Imposition of this tax does not require approval by a majority of county voters, although voters
may petition an election to approve or disapprove the tax.
County revenue collected due to a county correctional facility gross receipts tax is restricted for
use in operating, maintaining, constructing, purchasing, furnishing, equipping, rehabilitating,
expanding, or improving a judicial-correctional or county correctional facility. Revenue may also
be used to transport or extradite prisoners or to pay principal and interest on county correctional
facility gross receipts tax bonds.
Currently, counties are experiencing escalating costs to extradite and transport prisoners. For
example, Bernalillo County reports that the county jail’s operating budget grew by an average of
9.5 percent per year from 1995 to 2007.
Under current law, New Mexico’s local governments are authorized to impose up to 4.6875
percent of local option gross receipts taxes (that figure excludes several additional local option
taxes that have been authorized for selected local governments). On average, a local option gross
receipts tax of about 1.6 percent is actually imposed by local governments statewide. Combined
with the state gross receipts tax of 5 percent, the statewide tax rate is therefore 6.6 percent.

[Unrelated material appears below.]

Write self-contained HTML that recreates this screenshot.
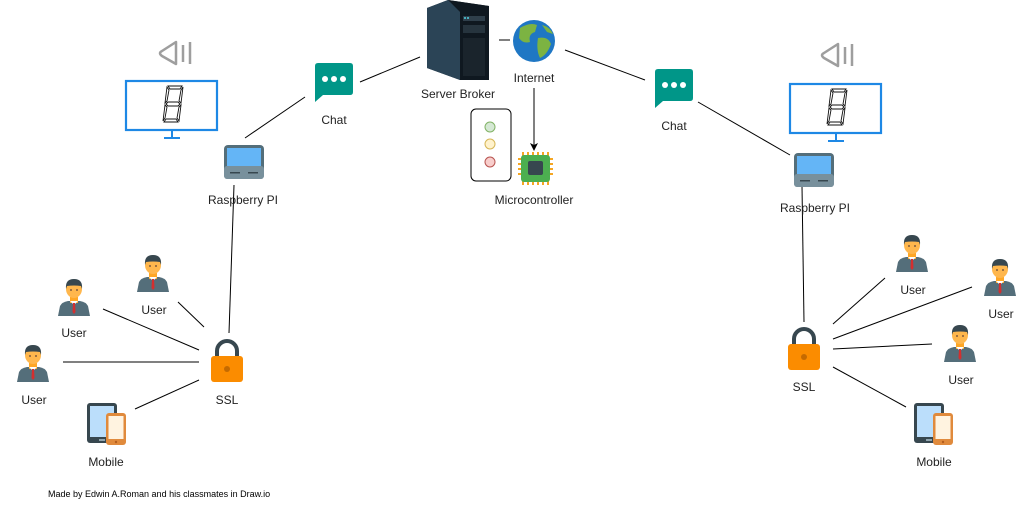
<!DOCTYPE html>
<html><head><meta charset="utf-8"><style>
html,body{margin:0;padding:0;background:#fff;}
svg{display:block;font-family:"Liberation Sans",Arial,sans-serif;}
</style></head><body>
<svg width="1026" height="509" viewBox="0 0 1026 509" xmlns="http://www.w3.org/2000/svg">
<defs>
<g id="user">
  <path d="M0 40 L2 30 Q4 26 10 25 L22 25 Q28 26 30 30 L32 40 Z" fill="#546E7A"/>
  <rect x="12" y="21" width="8" height="6" fill="#FFA726"/>
  <path d="M12 25 L16 29 L20 25 Z" fill="#fff"/>
  <path d="M15 27 L17 27 L17.5 36 L16 38 L14.5 36 Z" fill="#D32F2F"/>
  <ellipse cx="16" cy="13" rx="8" ry="9" fill="#FFB74D"/>
  <path d="M8 13 Q7 3 16 3 Q25 3 24 13 L23 10 Q16 9 9 10 Z" fill="#37474F"/>
  <circle cx="13" cy="14" r="0.9" fill="#5D4037"/><circle cx="19" cy="14" r="0.9" fill="#5D4037"/>
</g>
<g id="lock">
  <path d="M6 14 V9 A10 10 0 0 1 26 9 V14" fill="none" stroke="#37474F" stroke-width="4"/>
  <rect x="0" y="14" width="32" height="26" rx="3" fill="#FB8C00"/>
  <circle cx="16" cy="27" r="3" fill="#C56A00"/>
</g>
<g id="mobile">
  <rect x="0" y="0" width="30" height="40" rx="3" fill="#37474F"/>
  <rect x="3" y="3" width="24" height="31" fill="#BBDEFB"/>
  <rect x="12" y="36" width="6" height="2" fill="#90A4AE"/>
  <rect x="19" y="10" width="20" height="32" rx="3" fill="#E08A3C"/>
  <rect x="21.5" y="13" width="15" height="23" fill="#FFF3E0"/>
  <circle cx="29" cy="39" r="1.2" fill="#B35E1E"/>
</g>
<g id="laptop">
  <rect x="0" y="0" width="40" height="34" rx="4" fill="#546E7A"/>
  <rect x="3" y="3" width="34" height="18" fill="#64B5F6"/>
  <rect x="0" y="21" width="40" height="13" rx="3" fill="#78909C"/>
  <rect x="6" y="27" width="10" height="1.5" fill="#37474F"/>
  <rect x="24" y="27" width="10" height="1.5" fill="#37474F"/>
</g>
<g id="chat">
  <path d="M3 0 H35 Q38 0 38 3 V29 Q38 32 35 32 H8 L0 39 V3 Q0 0 3 0 Z" fill="#009688"/>
  <circle cx="10" cy="16" r="3" fill="#fff"/><circle cx="19" cy="16" r="3" fill="#fff"/><circle cx="28" cy="16" r="3" fill="#fff"/>
</g>
<g id="monitor">
  <rect x="1" y="1" width="91" height="49" fill="#fff" stroke="#1E88E5" stroke-width="2.2"/>
  <line x1="47" y1="50" x2="47" y2="58" stroke="#1E88E5" stroke-width="2"/>
  <line x1="39" y1="58" x2="55" y2="58" stroke="#1E88E5" stroke-width="2"/>
  <g fill="none" stroke="#111" stroke-width="0.9">
    <path d="M43 6 L57 6 L55 9 L45 9 Z"/>
    <path d="M42 7 L44 10 L42 21 L40 23 Z"/>
    <path d="M58 7 L56 10 L54 21 L56 23 Z"/>
    <path d="M41 24 L43 22 L53 22 L55 24 L53 26 L43 26 Z"/>
    <path d="M40 25 L42 27 L40 38 L38 41 Z"/>
    <path d="M56 25 L54 27 L52 38 L54 41 Z"/>
    <path d="M39 42 L41 39 L51 39 L53 42 Z"/>
  </g>
</g>
<g id="speaker">
  <path d="M18 2 L4 11 Q0 13 4 16 L18 24 Z" fill="none" stroke="#9E9E9E" stroke-width="2.5" stroke-linejoin="round"/>
  <line x1="25" y1="5" x2="25" y2="22" stroke="#9E9E9E" stroke-width="2.5"/>
  <line x1="32" y1="2" x2="32" y2="24" stroke="#9E9E9E" stroke-width="2.5"/>
</g>
</defs>

<g stroke="#000" stroke-width="1" fill="none">
  <line x1="360" y1="82" x2="420" y2="57"/>
  <line x1="245" y1="138" x2="305" y2="97"/>
  <line x1="499" y1="40" x2="510" y2="40"/>
  <line x1="565" y1="50" x2="645" y2="80"/>
  <line x1="698" y1="102" x2="790" y2="155"/>
  <line x1="234" y1="185" x2="229" y2="333"/>
  <line x1="802" y1="186" x2="804" y2="322"/>
  <line x1="534" y1="88" x2="534" y2="145"/>
  <line x1="178" y1="302" x2="204" y2="327"/>
  <line x1="103" y1="309" x2="199" y2="350"/>
  <line x1="63" y1="362" x2="199" y2="362"/>
  <line x1="135" y1="409" x2="199" y2="380"/>
  <line x1="833" y1="324" x2="885" y2="278"/>
  <line x1="833" y1="339" x2="972" y2="287"/>
  <line x1="833" y1="349" x2="932" y2="344"/>
  <line x1="833" y1="367" x2="906" y2="407"/>
</g>
<path d="M530 143 L534 151 L538 143 L534 145 Z" fill="#000"/>

<use href="#speaker" x="158" y="40"/>
<use href="#monitor" x="125" y="80"/>
<use href="#laptop" x="224" y="145"/>
<use href="#chat" x="315" y="63"/>
<use href="#speaker" x="820" y="42"/>
<use href="#monitor" x="789" y="83"/>
<use href="#laptop" x="794" y="153"/>
<use href="#chat" x="655" y="69"/>

<path d="M427 8 L448 0 L489 6 L489 80 L460 80 L427 68 Z" fill="#1c2a36"/>
<path d="M448 0 L489 6 L489 80 L460 80 L460 12 Z" fill="#0f1820"/>
<path d="M427 8 L448 0 L460 12 L460 80 L427 68 Z" fill="#2b4456"/>
<rect x="463" y="16" width="22" height="5" fill="#2f3f4b"/>
<rect x="463" y="25" width="22" height="8" fill="#26343e"/>
<rect x="463" y="38" width="22" height="38" fill="#1a242c"/>
<circle cx="465" cy="18" r="1" fill="#4dd0e1"/><circle cx="468" cy="18" r="1" fill="#4dd0e1"/>

<circle cx="534" cy="41" r="21" fill="#1f77c4"/>
<path d="M520 28 Q530 22 537 25 L535 32 Q528 34 530 42 Q523 44 519 38 Z" fill="#7cb342"/>
<path d="M538 38 Q548 36 551 44 Q547 55 540 58 Q536 50 538 38 Z" fill="#7cb342"/>
<path d="M542 25 Q550 27 553 34 L547 32 Z" fill="#7cb342"/>

<rect x="471" y="109" width="40" height="72" rx="5" fill="#fff" stroke="#000" stroke-width="1"/>
<circle cx="490" cy="127" r="5" fill="#d5e8d4" stroke="#82b366"/>
<circle cx="490" cy="144" r="5" fill="#fff2cc" stroke="#d6b656"/>
<circle cx="490" cy="162" r="5" fill="#f8cecc" stroke="#b85450"/>

<g fill="#F5A623">
  <rect x="522" y="152" width="2" height="5"/><rect x="527" y="152" width="2" height="5"/><rect x="532" y="152" width="2" height="5"/><rect x="537" y="152" width="2" height="5"/><rect x="542" y="152" width="2" height="5"/><rect x="547" y="152" width="2" height="5"/>
  <rect x="522" y="180" width="2" height="5"/><rect x="527" y="180" width="2" height="5"/><rect x="532" y="180" width="2" height="5"/><rect x="537" y="180" width="2" height="5"/><rect x="542" y="180" width="2" height="5"/><rect x="547" y="180" width="2" height="5"/>
  <rect x="518" y="158" width="5" height="2"/><rect x="518" y="163" width="5" height="2"/><rect x="518" y="168" width="5" height="2"/><rect x="518" y="173" width="5" height="2"/>
  <rect x="548" y="158" width="5" height="2"/><rect x="548" y="163" width="5" height="2"/><rect x="548" y="168" width="5" height="2"/><rect x="548" y="173" width="5" height="2"/>
</g>
<rect x="521" y="155" width="29" height="27" rx="3" fill="#4CAF50"/>
<rect x="528" y="161" width="15" height="14" rx="2" fill="#37474F"/>

<use href="#lock" x="211" y="342"/>
<use href="#lock" x="788" y="330"/>
<use href="#user" x="137" y="252"/>
<use href="#user" x="58" y="276"/>
<use href="#user" x="17" y="342"/>
<use href="#user" x="896" y="232"/>
<use href="#user" x="984" y="256"/>
<use href="#user" x="944" y="322"/>
<use href="#mobile" x="87" y="403"/>
<use href="#mobile" x="914" y="403"/>

<g font-size="12" fill="#222" text-anchor="middle">
  <text x="243" y="204">Raspberry PI</text>
  <text x="334" y="124">Chat</text>
  <text x="458" y="98">Server Broker</text>
  <text x="534" y="82">Internet</text>
  <text x="534" y="204">Microcontroller</text>
  <text x="674" y="130">Chat</text>
  <text x="815" y="212">Raspberry PI</text>
  <text x="227" y="404">SSL</text>
  <text x="804" y="391">SSL</text>
  <text x="154" y="314">User</text>
  <text x="74" y="337">User</text>
  <text x="34" y="404">User</text>
  <text x="913" y="294">User</text>
  <text x="1001" y="318">User</text>
  <text x="961" y="384">User</text>
  <text x="106" y="466">Mobile</text>
  <text x="934" y="466">Mobile</text>
</g>
<text x="48" y="497" font-size="9" fill="#000">Made by Edwin A.Roman and his classmates in Draw.io</text>
</svg>
</body></html>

ADMINISTRATIVE IMPLICATIONS
The administrative impact on TRD will be minimal.
CONFLICT, DUPLICATION, COMPANIONSHIP, RELATIONSHIP
Senate Bill 742 duplicates House Bill 597.
Senate Bill 742 relates to House Bill 316, which creates a recurring appropriation of $5 million
per fiscal year to assist counties with expenses incurred to incarcerate certain felony offenders.
This bill addresses the problem of growing county correction expenses through appropriating $5
million per year rather than giving each county the option to pay the costs through a tax increase.
Senate Bill 742 conflicts with Senate Bill 144 and House Bill 265. These bills, which would
impose local option compensating taxes, also amend Section 7-20F-3 NMSA 1978.